- [Dataset excerpt]
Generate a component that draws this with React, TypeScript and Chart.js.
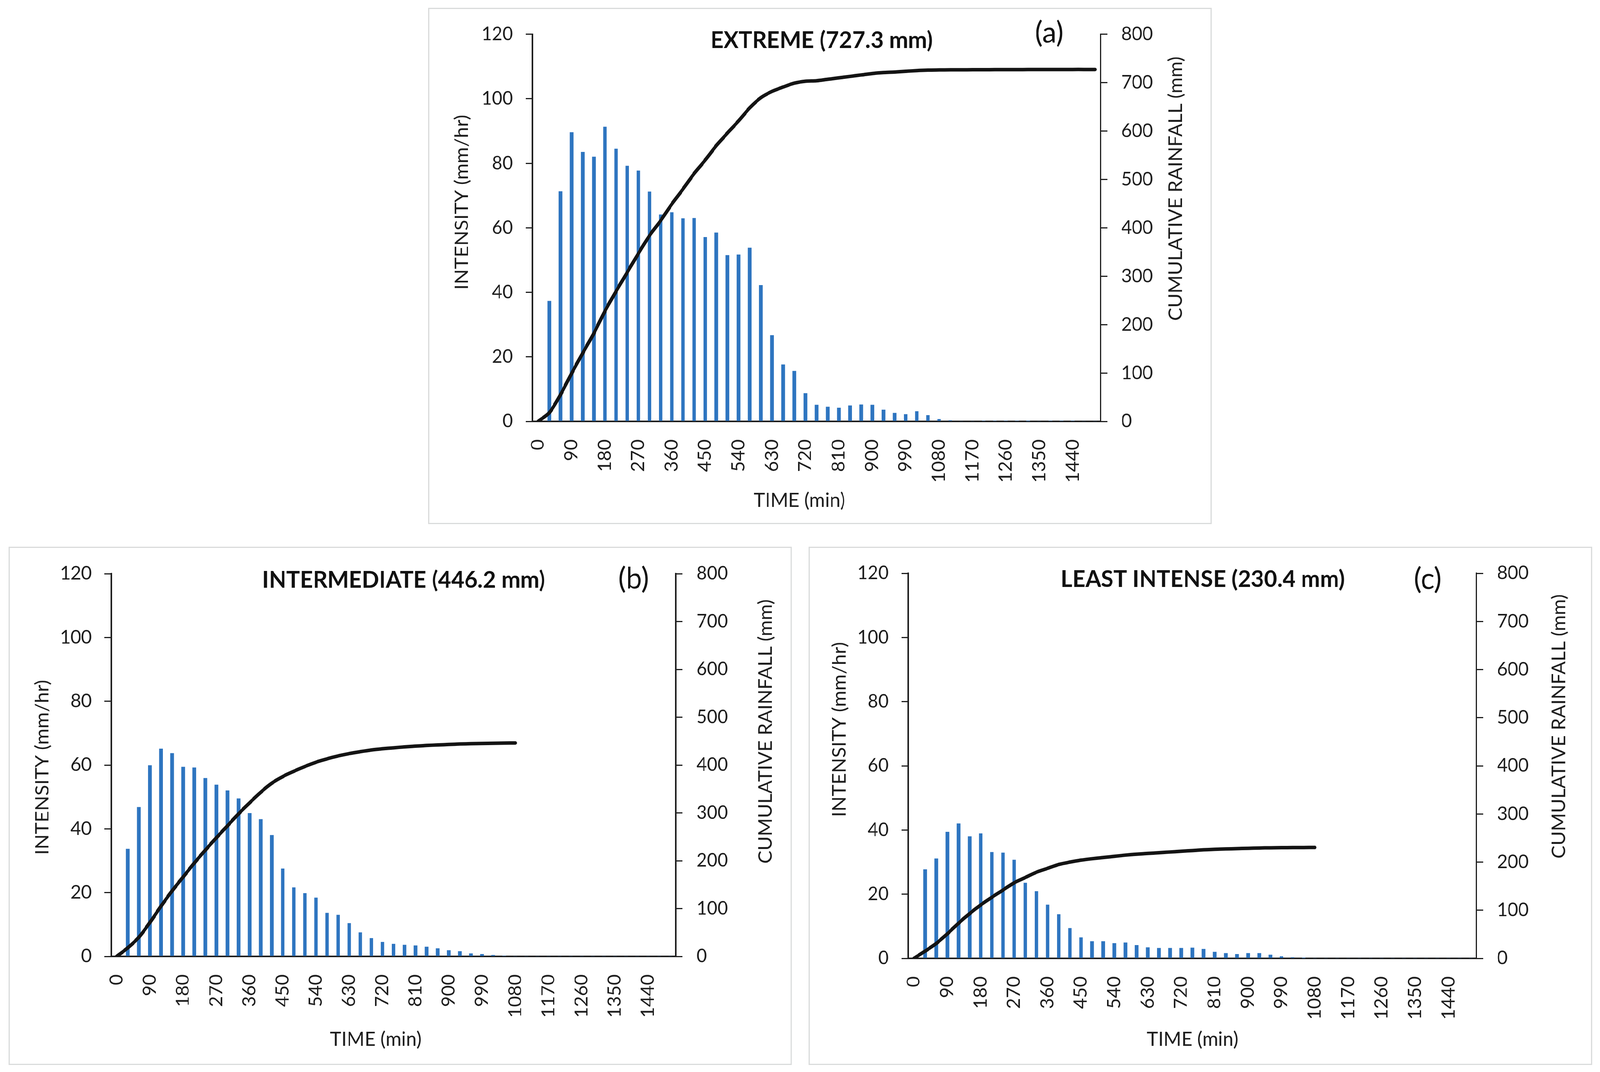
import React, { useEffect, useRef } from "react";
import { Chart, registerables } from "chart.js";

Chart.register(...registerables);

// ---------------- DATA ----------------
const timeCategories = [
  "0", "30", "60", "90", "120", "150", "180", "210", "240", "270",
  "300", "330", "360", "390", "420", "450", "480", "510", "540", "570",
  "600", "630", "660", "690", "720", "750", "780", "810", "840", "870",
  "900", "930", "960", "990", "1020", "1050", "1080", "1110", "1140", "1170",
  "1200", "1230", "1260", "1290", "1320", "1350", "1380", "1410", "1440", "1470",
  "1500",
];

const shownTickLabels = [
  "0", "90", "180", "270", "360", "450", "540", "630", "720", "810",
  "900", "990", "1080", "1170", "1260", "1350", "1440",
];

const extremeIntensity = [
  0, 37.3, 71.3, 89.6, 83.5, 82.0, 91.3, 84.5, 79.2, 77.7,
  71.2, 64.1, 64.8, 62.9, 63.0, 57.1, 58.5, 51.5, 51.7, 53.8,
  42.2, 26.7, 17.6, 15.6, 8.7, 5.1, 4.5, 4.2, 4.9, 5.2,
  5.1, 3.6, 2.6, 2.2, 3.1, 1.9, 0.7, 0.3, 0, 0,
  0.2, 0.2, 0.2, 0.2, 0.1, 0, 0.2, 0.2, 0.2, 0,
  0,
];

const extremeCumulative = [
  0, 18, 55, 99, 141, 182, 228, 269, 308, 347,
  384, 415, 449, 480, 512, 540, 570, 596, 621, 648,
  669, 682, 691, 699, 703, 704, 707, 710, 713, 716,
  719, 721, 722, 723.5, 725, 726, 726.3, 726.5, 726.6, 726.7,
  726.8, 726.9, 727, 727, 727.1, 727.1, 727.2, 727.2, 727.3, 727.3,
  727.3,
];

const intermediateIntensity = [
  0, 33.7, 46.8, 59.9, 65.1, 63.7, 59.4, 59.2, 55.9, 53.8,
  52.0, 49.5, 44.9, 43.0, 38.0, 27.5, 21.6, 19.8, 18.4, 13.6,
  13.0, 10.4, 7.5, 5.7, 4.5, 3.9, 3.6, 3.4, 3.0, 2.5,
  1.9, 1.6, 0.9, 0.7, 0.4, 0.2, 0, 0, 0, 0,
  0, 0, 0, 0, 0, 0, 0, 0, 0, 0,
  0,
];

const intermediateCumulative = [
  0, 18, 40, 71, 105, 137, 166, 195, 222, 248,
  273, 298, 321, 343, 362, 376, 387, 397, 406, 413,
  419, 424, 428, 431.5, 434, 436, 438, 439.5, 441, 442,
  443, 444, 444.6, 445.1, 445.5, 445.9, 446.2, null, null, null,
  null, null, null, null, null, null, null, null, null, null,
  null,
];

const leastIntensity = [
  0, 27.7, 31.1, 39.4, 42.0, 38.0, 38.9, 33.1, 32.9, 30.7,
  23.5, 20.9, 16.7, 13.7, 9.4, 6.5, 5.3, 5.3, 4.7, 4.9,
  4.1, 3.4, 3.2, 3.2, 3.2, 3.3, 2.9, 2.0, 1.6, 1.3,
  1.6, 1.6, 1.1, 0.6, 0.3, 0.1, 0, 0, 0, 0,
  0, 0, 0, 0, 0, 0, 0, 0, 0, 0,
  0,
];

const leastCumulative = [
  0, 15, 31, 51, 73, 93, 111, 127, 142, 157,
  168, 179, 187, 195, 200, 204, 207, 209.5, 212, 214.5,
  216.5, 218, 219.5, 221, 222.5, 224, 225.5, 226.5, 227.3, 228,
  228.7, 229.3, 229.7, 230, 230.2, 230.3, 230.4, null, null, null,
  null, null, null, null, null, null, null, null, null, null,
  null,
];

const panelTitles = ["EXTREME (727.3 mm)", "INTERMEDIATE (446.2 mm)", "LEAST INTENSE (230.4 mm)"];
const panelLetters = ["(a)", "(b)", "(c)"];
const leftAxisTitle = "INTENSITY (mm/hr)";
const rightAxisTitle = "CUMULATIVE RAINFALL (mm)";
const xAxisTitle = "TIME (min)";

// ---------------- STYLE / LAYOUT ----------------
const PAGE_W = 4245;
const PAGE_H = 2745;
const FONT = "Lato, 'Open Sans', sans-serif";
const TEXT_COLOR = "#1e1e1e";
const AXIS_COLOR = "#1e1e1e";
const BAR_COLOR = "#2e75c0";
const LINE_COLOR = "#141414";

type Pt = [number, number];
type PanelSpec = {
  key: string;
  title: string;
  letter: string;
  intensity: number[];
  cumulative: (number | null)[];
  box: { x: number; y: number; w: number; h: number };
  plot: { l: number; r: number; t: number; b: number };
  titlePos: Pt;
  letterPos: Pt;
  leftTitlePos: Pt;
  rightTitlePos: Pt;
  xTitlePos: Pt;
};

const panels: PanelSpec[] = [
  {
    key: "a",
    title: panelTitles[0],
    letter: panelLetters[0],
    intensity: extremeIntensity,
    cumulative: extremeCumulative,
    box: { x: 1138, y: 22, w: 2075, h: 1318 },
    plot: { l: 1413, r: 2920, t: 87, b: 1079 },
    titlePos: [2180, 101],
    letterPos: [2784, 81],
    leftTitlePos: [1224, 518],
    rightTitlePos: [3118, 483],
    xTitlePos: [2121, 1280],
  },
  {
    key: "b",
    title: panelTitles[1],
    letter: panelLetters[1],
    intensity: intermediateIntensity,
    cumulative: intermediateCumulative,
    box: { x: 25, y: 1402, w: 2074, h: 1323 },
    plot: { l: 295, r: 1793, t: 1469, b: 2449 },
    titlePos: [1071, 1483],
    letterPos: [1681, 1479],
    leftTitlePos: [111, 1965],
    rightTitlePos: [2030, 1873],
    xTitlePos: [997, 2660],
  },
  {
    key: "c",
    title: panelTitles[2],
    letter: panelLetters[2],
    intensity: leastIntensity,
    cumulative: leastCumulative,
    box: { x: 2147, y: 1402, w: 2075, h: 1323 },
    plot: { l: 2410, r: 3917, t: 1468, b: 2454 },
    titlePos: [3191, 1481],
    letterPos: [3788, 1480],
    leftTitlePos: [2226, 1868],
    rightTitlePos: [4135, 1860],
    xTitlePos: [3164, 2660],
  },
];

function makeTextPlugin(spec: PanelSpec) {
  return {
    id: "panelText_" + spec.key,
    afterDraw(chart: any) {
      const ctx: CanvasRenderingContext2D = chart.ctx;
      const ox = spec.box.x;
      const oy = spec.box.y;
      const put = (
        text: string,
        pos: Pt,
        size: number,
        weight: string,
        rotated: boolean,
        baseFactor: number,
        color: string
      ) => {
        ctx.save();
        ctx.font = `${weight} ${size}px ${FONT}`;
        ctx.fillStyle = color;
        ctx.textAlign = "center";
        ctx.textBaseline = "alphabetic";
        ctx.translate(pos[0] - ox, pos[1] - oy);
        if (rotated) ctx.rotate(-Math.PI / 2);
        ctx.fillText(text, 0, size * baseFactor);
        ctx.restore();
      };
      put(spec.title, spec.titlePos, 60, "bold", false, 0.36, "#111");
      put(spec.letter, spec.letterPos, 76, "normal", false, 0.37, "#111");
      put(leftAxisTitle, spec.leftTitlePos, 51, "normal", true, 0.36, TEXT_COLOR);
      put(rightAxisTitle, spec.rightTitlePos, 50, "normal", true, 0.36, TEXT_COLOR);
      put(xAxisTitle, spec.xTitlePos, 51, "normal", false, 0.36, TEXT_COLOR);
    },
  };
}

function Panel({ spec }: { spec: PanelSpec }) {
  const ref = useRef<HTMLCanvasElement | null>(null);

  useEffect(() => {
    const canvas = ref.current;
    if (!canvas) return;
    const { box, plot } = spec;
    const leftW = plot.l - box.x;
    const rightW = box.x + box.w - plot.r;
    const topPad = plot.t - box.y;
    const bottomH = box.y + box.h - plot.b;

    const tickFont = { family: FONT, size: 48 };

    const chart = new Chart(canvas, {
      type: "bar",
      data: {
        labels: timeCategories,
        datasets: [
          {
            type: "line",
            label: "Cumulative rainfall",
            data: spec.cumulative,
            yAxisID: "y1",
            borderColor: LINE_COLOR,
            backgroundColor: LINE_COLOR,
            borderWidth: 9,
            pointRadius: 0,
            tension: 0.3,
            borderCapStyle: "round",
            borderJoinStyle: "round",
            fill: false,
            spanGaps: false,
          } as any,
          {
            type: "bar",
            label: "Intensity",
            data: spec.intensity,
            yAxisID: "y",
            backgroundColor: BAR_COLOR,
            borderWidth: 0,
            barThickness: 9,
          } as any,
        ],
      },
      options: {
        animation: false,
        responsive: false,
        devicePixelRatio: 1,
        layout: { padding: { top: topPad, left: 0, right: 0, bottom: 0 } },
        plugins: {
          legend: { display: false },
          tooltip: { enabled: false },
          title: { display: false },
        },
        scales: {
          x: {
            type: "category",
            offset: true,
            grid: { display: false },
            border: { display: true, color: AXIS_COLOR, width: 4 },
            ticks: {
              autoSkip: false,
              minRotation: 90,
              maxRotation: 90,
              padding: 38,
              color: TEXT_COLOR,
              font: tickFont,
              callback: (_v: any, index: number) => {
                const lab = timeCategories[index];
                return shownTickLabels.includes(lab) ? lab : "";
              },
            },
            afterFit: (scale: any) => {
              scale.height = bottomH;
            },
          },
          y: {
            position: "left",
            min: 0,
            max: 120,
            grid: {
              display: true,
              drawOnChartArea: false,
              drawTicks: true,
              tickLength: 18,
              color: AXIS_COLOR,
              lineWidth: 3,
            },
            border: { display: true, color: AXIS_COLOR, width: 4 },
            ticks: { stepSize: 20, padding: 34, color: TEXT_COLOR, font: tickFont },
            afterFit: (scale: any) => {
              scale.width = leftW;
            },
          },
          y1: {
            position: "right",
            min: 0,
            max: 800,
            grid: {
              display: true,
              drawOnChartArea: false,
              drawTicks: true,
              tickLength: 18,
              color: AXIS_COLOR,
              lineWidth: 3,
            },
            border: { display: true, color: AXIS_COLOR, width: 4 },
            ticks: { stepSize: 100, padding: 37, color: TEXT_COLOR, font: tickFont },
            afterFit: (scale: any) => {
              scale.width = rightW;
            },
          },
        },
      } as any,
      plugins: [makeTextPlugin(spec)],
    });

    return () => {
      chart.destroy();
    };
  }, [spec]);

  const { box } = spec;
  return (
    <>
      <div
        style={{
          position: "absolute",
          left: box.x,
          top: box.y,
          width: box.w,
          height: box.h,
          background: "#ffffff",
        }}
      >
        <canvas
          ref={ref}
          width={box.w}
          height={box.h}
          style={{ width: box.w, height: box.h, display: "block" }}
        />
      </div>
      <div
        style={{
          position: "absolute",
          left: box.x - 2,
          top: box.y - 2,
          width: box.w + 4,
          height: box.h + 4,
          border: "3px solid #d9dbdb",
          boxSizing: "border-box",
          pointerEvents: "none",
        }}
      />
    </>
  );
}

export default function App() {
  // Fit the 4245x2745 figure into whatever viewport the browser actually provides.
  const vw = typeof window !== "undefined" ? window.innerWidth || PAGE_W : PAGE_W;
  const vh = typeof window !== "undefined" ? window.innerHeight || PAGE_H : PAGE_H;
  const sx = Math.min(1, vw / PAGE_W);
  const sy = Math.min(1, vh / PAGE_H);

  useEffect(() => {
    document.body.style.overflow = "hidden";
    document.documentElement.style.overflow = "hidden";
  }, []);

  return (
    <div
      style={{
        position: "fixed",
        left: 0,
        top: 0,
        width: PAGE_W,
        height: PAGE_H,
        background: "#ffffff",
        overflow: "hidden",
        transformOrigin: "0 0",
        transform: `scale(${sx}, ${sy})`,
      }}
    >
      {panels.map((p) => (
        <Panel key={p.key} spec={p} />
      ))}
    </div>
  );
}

- [What the exercise asks]
Restate only the lines running from the start of the material above through the line containing "Chart.register(...registerables);", ends included. No pictures.

- [Complete output]
Generate a component that draws this with React, TypeScript and Chart.js.
import React, { useEffect, useRef } from "react";
import { Chart, registerables } from "chart.js";

Chart.register(...registerables);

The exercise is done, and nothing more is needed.